__Input rows__
——————————

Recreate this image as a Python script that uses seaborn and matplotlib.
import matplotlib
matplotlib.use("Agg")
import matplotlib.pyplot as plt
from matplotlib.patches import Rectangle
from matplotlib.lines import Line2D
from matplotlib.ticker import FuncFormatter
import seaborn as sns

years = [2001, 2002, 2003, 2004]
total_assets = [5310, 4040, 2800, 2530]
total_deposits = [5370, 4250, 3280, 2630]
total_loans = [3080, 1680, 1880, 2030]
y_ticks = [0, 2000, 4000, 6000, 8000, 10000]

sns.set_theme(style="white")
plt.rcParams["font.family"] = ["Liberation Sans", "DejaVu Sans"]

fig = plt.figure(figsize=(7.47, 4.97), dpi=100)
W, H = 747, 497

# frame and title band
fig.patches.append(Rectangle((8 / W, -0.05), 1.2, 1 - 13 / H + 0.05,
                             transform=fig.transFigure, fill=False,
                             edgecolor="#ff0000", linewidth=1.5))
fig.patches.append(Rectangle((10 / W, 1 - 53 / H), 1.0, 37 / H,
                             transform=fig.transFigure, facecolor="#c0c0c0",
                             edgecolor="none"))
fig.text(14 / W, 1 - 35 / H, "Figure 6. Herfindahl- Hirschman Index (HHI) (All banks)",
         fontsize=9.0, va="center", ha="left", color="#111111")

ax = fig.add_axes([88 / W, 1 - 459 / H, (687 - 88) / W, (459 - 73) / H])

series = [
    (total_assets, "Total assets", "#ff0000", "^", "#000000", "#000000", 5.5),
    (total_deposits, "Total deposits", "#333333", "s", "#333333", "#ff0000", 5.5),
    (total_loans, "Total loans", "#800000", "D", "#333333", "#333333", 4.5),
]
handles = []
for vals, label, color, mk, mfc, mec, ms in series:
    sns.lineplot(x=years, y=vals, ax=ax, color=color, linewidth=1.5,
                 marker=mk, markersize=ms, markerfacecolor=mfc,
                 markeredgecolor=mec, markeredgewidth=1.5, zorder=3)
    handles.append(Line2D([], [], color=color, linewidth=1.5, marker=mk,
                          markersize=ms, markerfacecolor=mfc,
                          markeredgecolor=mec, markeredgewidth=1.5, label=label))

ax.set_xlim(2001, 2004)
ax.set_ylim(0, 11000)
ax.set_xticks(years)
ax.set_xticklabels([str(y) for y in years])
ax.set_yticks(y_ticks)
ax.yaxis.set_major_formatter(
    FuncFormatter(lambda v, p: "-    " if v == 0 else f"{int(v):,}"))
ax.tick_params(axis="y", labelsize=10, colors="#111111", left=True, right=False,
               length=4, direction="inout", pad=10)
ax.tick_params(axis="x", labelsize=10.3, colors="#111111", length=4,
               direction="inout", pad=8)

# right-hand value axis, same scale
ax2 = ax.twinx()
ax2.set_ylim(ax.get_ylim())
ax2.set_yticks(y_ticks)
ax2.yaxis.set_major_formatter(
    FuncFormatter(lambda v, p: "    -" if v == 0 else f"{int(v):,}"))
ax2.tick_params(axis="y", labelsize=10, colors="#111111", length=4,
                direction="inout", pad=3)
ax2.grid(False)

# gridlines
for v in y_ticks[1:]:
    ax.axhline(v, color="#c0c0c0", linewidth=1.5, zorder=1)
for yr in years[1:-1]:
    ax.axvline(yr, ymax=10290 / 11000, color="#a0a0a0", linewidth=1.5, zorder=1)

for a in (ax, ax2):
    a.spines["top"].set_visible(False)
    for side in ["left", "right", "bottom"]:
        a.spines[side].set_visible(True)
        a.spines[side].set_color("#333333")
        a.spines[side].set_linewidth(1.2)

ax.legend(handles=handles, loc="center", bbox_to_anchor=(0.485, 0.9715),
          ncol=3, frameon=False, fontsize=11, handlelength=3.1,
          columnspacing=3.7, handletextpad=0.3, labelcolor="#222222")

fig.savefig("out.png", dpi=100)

——————————

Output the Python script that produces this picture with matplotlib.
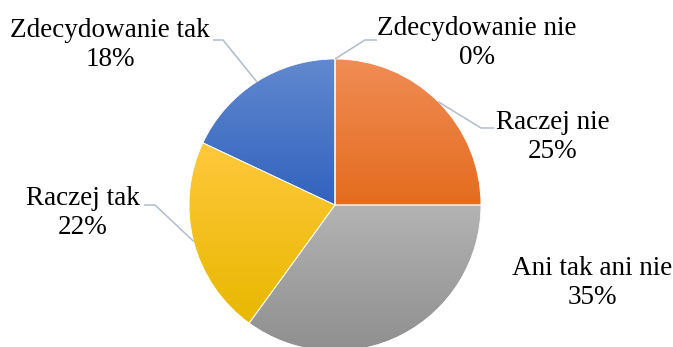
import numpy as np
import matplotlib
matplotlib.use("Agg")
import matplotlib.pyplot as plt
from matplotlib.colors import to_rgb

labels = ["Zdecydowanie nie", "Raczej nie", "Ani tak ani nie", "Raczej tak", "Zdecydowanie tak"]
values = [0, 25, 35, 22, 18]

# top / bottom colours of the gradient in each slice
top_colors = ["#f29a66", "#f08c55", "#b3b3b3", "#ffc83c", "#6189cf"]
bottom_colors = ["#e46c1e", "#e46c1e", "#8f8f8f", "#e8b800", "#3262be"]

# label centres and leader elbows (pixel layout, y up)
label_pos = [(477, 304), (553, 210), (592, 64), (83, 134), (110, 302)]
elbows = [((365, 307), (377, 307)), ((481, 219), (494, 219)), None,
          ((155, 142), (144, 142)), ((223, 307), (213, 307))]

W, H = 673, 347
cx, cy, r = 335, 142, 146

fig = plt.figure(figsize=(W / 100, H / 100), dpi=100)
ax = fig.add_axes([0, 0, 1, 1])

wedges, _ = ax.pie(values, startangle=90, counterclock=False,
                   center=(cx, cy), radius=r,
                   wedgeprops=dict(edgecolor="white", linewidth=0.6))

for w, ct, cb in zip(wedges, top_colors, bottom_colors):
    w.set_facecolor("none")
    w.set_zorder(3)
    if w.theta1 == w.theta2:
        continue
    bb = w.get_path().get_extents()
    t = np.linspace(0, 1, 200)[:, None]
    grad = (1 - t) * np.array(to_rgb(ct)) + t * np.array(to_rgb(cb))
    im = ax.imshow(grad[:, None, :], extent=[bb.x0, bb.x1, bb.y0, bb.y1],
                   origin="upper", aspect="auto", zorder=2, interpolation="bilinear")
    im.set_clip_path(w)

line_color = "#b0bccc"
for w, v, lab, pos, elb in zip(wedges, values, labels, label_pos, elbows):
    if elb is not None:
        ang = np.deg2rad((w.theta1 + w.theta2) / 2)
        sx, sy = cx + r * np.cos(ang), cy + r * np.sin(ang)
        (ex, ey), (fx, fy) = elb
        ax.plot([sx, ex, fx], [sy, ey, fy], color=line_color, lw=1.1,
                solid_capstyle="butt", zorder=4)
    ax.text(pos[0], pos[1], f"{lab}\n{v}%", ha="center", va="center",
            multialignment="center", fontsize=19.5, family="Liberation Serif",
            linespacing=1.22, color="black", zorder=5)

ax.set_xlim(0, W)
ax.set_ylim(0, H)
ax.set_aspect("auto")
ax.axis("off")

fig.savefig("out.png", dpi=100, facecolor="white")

——————————

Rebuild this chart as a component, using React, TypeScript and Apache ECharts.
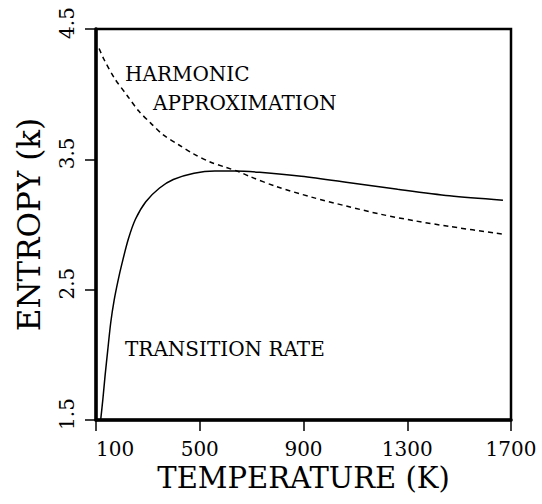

——————————

__Problem to solve__
Identify and copy the lines holding the word "that".

__Written answer__
Recreate this image as a Python script that uses seaborn and matplotlib.
Output the Python script that produces this picture with matplotlib.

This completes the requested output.